Does Boliviana de Aviación include a checked bag for free?

Yes. Every published BoA fare I verified includes checked baggage — 20 kg on domestic Bolivia routes, 23 kg internationally, and two 23 kg pieces to Madrid and Miami in economy. Unlike European low-cost carriers, BoA does not strip you to hand luggage on the cheapest ticket.

What is the difference between the weight and piece concept on BoA?

Domestic Bolivia and most South American routes use the weight concept: one bag capped at a kilo limit (20 or 23 kg). Madrid, Miami and other long-haul routes use the piece concept: a fixed number of bags — usually two in economy — each capped at 23 kg. Do not assume the two-bag Madrid rule applies to a domestic flight.

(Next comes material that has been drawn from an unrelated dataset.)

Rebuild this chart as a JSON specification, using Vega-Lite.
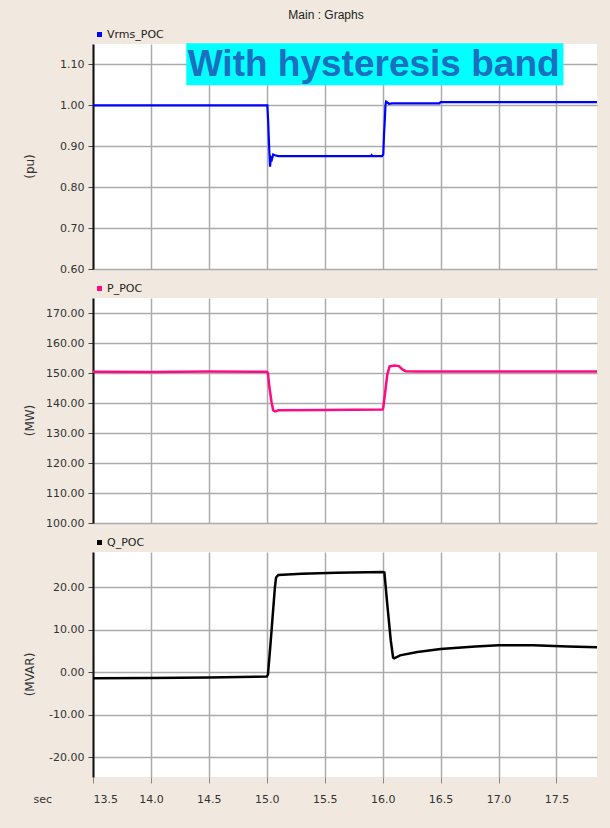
{
  "$schema": "https://vega.github.io/schema/vega-lite/v6.json",
  "background": "#f1e9df",
  "padding": {"left": 23, "top": 9, "right": 13, "bottom": 25},
  "title": {"text": "Main : Graphs", "anchor": "middle", "frame": "group", "dx": -19, "fontSize": 12, "font": "Liberation Sans", "fontWeight": "normal", "color": "#222222", "offset": 7},
  "datasets": {
    "vrms": [
      {"t": 13.5, "v": 1.0}, {"t": 15.005, "v": 1.0}, {"t": 15.012, "v": 0.96}, {"t": 15.02, "v": 0.9},
      {"t": 15.028, "v": 0.85}, {"t": 15.036, "v": 0.872}, {"t": 15.044, "v": 0.868}, {"t": 15.055, "v": 0.88},
      {"t": 15.07, "v": 0.878}, {"t": 15.1, "v": 0.876}, {"t": 15.9, "v": 0.876}, {"t": 15.905, "v": 0.878},
      {"t": 15.91, "v": 0.876}, {"t": 15.995, "v": 0.876}, {"t": 16.005, "v": 0.88}, {"t": 16.012, "v": 0.93},
      {"t": 16.018, "v": 0.96}, {"t": 16.024, "v": 1.0}, {"t": 16.03, "v": 1.009}, {"t": 16.04, "v": 1.007},
      {"t": 16.055, "v": 1.004}, {"t": 16.08, "v": 1.005}, {"t": 16.49, "v": 1.005}, {"t": 16.5, "v": 1.008},
      {"t": 17.85, "v": 1.008}
    ],
    "p": [
      {"t": 13.5, "v": 150.4}, {"t": 14.0, "v": 150.3}, {"t": 14.5, "v": 150.5}, {"t": 15.0, "v": 150.4},
      {"t": 15.01, "v": 150.0}, {"t": 15.02, "v": 146.0}, {"t": 15.04, "v": 140.5}, {"t": 15.055, "v": 137.6},
      {"t": 15.07, "v": 137.2}, {"t": 15.1, "v": 137.6}, {"t": 15.5, "v": 137.7}, {"t": 16.0, "v": 137.8},
      {"t": 16.005, "v": 138.5}, {"t": 16.02, "v": 143.0}, {"t": 16.04, "v": 149.5}, {"t": 16.06, "v": 152.2},
      {"t": 16.1, "v": 152.5}, {"t": 16.14, "v": 152.3}, {"t": 16.17, "v": 151.2}, {"t": 16.2, "v": 150.6},
      {"t": 16.3, "v": 150.5}, {"t": 17.85, "v": 150.5}
    ],
    "q": [
      {"t": 13.5, "v": -1.4}, {"t": 14.0, "v": -1.3}, {"t": 14.5, "v": -1.2}, {"t": 15.0, "v": -1.0},
      {"t": 15.01, "v": -0.5}, {"t": 15.03, "v": 6.0}, {"t": 15.05, "v": 13.0}, {"t": 15.07, "v": 20.0},
      {"t": 15.08, "v": 22.3}, {"t": 15.1, "v": 22.9}, {"t": 15.3, "v": 23.2}, {"t": 15.6, "v": 23.4},
      {"t": 16.0, "v": 23.6}, {"t": 16.015, "v": 23.5}, {"t": 16.04, "v": 16.0}, {"t": 16.07, "v": 7.5},
      {"t": 16.09, "v": 3.5}, {"t": 16.1, "v": 3.3}, {"t": 16.15, "v": 4.0}, {"t": 16.3, "v": 4.8},
      {"t": 16.5, "v": 5.5}, {"t": 16.8, "v": 6.1}, {"t": 17.0, "v": 6.4}, {"t": 17.3, "v": 6.4},
      {"t": 17.6, "v": 6.1}, {"t": 17.85, "v": 5.9}
    ]
  },
  "spacing": 29,
  "bounds": "flush",
  "resolve": {"scale": {"color": "independent"}},
  "vconcat": [
    {
      "width": 504, "height": 225,
      "layer": [
        {
          "data": {"values": [{"x1": 14.305, "x2": 17.56, "y1": 1.049, "y2": 1.152}]},
          "mark": {"type": "rect", "color": "#00ffff", "clip": false},
          "encoding": {
            "x": {"field": "x1", "type": "quantitative"}, "x2": {"field": "x2"},
            "y": {"field": "y1", "type": "quantitative"}, "y2": {"field": "y2"}
          }
        },
        {
          "data": {"name": "vrms"},
          "mark": {"type": "line", "strokeWidth": 2.2},
          "encoding": {
            "x": {"field": "t", "type": "quantitative", "scale": {"domain": [13.5, 17.85], "nice": false, "zero": false},
                  "axis": {"values": [13.5, 14, 14.5, 15, 15.5, 16, 16.5, 17, 17.5], "labels": false, "ticks": false, "domain": false, "title": null}},
            "y": {"field": "v", "type": "quantitative", "scale": {"domain": [0.6, 1.15], "nice": false, "zero": false},
                  "axis": {"values": [0.6, 0.7, 0.8, 0.9, 1.0, 1.1], "format": ".2f", "title": "(pu)"}},
            "color": {"datum": "Vrms_POC", "scale": {"range": ["#0000ff"]},
                      "legend": {"encode": {"symbols": {"update": {"fill": {"value": "#0000ff"}, "stroke": {"value": "#0000ff"}, "strokeWidth": {"value": 0}}}}}}
          }
        },
        {
          "data": {"values": [{"x": 14.318, "y": 1.0708, "label": "With hysteresis band"}]},
          "mark": {"type": "text", "align": "left", "baseline": "alphabetic", "font": "Liberation Sans", "fontSize": 37, "fontWeight": "bold", "color": "#1a6fc0"},
          "encoding": {
            "x": {"field": "x", "type": "quantitative"},
            "y": {"field": "y", "type": "quantitative"},
            "text": {"field": "label"}
          }
        }
      ]
    },
    {
      "width": 504, "height": 225,
      "data": {"name": "p"},
      "mark": {"type": "line", "strokeWidth": 2.5},
      "encoding": {
        "x": {"field": "t", "type": "quantitative", "scale": {"domain": [13.5, 17.85], "nice": false, "zero": false},
              "axis": {"values": [13.5, 14, 14.5, 15, 15.5, 16, 16.5, 17, 17.5], "labels": false, "ticks": false, "domain": false, "title": null}},
        "y": {"field": "v", "type": "quantitative", "scale": {"domain": [100, 175], "nice": false, "zero": false},
              "axis": {"values": [100, 110, 120, 130, 140, 150, 160, 170], "format": ".2f", "title": "(MW)"}},
        "color": {"datum": "P_POC", "scale": {"range": ["#ff0a82"]},
                  "legend": {"encode": {"symbols": {"update": {"fill": {"value": "#ff0a82"}, "stroke": {"value": "#ff0a82"}, "strokeWidth": {"value": 0}}}}}}
      }
    },
    {
      "width": 504, "height": 225,
      "data": {"name": "q"},
      "mark": {"type": "line", "strokeWidth": 2.5},
      "encoding": {
        "x": {"field": "t", "type": "quantitative", "scale": {"domain": [13.5, 17.85], "nice": false, "zero": false},
              "axis": {"values": [13.5, 14, 14.5, 15, 15.5, 16, 16.5, 17, 17.5], "format": ".1f", "labels": true, "ticks": true, "tickSize": 6, "tickColor": "#888888", "labelPadding": 10, "domain": false,
                       "title": "sec", "titleX": -60, "titleY": 22, "titleAlign": "left", "titleBaseline": "middle", "titleAngle": 0, "titleFontSize": 11}},
        "y": {"field": "v", "type": "quantitative", "scale": {"domain": [-24.6, 28.3], "nice": false, "zero": false},
              "axis": {"values": [-20, -10, 0, 10, 20], "labelExpr": "replace(format(datum.value, '.2f'), '\u2212', '-')", "title": "(MVAR)"}},
        "color": {"datum": "Q_POC", "scale": {"range": ["#000000"]},
                  "legend": {"encode": {"symbols": {"update": {"fill": {"value": "#000000"}, "stroke": {"value": "#000000"}, "strokeWidth": {"value": 0}}}}}}
      }
    }
  ],
  "config": {
    "view": {"stroke": null, "fill": "#ffffff"},
    "axis": {"labelFont": "DejaVu Sans", "labelFontSize": 11, "labelColor": "#333333", "titleFont": "DejaVu Sans", "titleFontSize": 12, "titleFontWeight": "normal", "titleColor": "#333333",
             "gridColor": "#ababab", "gridWidth": 1.5, "tickColor": "#444444", "domainColor": "#111111"},
    "axisY": {"domainWidth": 2, "tickSize": 5, "labelPadding": 4, "titleX": -64, "titleY": 122, "titleBaseline": "middle", "titleAngle": -90},
    "legend": {"orient": "none", "legendX": 1, "legendY": -15, "title": null, "labelFont": "DejaVu Sans", "labelFontSize": 11, "labelColor": "#222222",
               "symbolType": "square", "symbolSize": 25, "labelOffset": 2, "padding": 0}
  }
}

How much is the cabin baggage allowance on BoA?

One cabin bag up to 55 × 35 × 25 cm. The weight limit depends on the route: 10 kg to Madrid and Miami, 7 kg on Bolivia/Argentina/Brazil services, and as little as 5 kg on small regional runs like Uyuni and Potosí. BoA does weigh cabin bags, so keep the roller under the limit for your route.

How many bags can I check to Madrid on BoA?

In economy you get two checked pieces of up to 23 kg each; in business it is three pieces of 23 kg. This is more generous than many European carriers charge for the same route, and it is included in the base fare rather than sold as an extra.

How much does an extra or overweight bag cost on BoA?

Third-party fare data shows roughly USD 100 for an additional checked bag up to 23 kg and about USD 150 for a bag weighing 23–32 kg. Domestic excess is charged in Bolivianos at the airport; I could not verify a current per-kilo BOB rate, so confirm it at check-in.

Can I bring a personal item plus a cabin bag on BoA?

BoA generally allows a small personal item — a handbag or laptop bag that fits under the seat — in addition to your cabin bag. The airline does not publish separate dimensions for the personal item, so keep it genuinely small to avoid a gate discussion.

Is BoA still flying in 2026?

Yes. As of July 2026 Boliviana de Aviación is operating and expanding — it serves around 22 airports across 10 countries, added a seasonal Santa Cruz–Washington Dulles route, and projects a fleet of up to 18 aircraft by year-end.